J.T. (Austin Basis) theorizes that Vincent’s blackout was due to an increased heart rate brought on by jealous thoughts of Cat and Evan, and though Vincent finds the entire notion ridiculous, he never really refutes it either. He tries to explain why he’s been so awkward, and Cat surmises that he saw the kiss with Evan. This leads to Cat shaking off her attraction to Vincent, assuming that he doesn’t feel the same way, saying that she had assumed that what they had was some kind of destiny enacting itself upon them, and that she was clearly mistaken. Vincent is barely afforded an opportunity to get a word in edgewise, and he can do little else but skulk off when Cat decisively shoots him down as a romantic prospect, again following from her assumption that he could never bring himself to reciprocate her feelings.
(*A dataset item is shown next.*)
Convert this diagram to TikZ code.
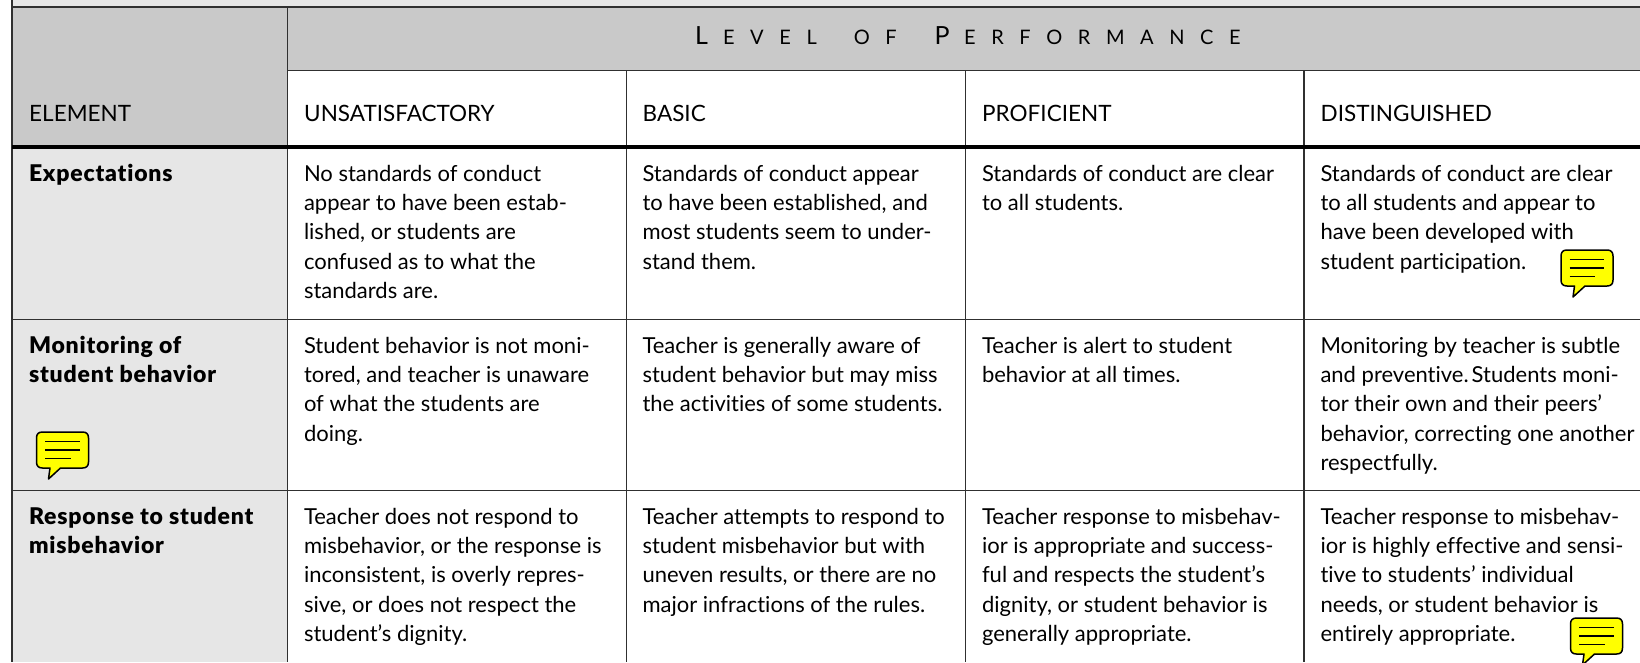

It’s a bit of a cliche to take the narrative in this direction, but Kreuk and Ryan pull it off well enough to make it work, for now. I understand that any decent romance needs obstacles, I just worry that the romance might crumble if/when they actually get together. It’s hard to sustain chemistry from the “Will they?/Won’t they?” stage through to the “Yes, they will!” stage. Should be interesting to see where this goes. By episode’s end, at least, Cat has turned the corner on Vincent, thanks to his help in the investigation causing her to realize the complexity of Vincent’s feelings for her, that he more or less thinks himself unworthy of her. The episode brings them just short of kissing, so I guess a tender touch of the cheek and a “Hey, you’re a good guy and you’re worth it” speech will have to suffice. I just hope there’s better variety in their bag of tricks in the coming weeks.

Credit: The CW

The episode also follows Cat’s doubts over her father’s new fiance, a woman half his age. Cat’s father gives her the third degree over her distrust, saying that she’ll never see any other woman as worthy, no matter what they do, and that her attitude makes it hard to have a relationship with her. Of course, it’s not like Cat doesn’t have reason to mistrust her potential stepmother, as she and Tess catch her kissing a strange man after a dress fitting. However, this turns out to have been an unwanted kiss, from her still-enamored ex-husband. After the blow-up with her father, Cat makes up with her future stepmother. This is all exactly as thrilling as it sounds, which is to say not at all. It’s really the only major misstep of the episode, if we’re judging the show against itself. However, this plot thread at least further exemplifies the theme of worth that runs throughout the episode, as Cat initially sees her father’s fiance as unworthy of him, but turns the corner at roughly the same time she starts to recognize that Vincent’s feelings of unworthiness mirror Cat’s unfair assessment of her future stepmother. God, that was a labored sentence. Sorry about that. Sometimes you just have to get needlessly wordy about a show on The CW network.

Credit: The CW

“Worth” is a fairly good episode, even though the better parts are sandwiched in between subplots of empty consequence. The show will be back in two weeks, and it will presumably follow up on this week’s big episode-closing twist, as Vincent blacks out after his tender moment with Cat, and wakes up in a dark, empty alleyway…covered in someone else’s blood. So much for self-control. And so much for this romance, if it brings Vincent, as a suspect in a potential homicide, into contact with Cat, a police detective with a chip on her shoulder. Should be interesting, at least in the sense that it could potentially move the season narrative forward in a significant way.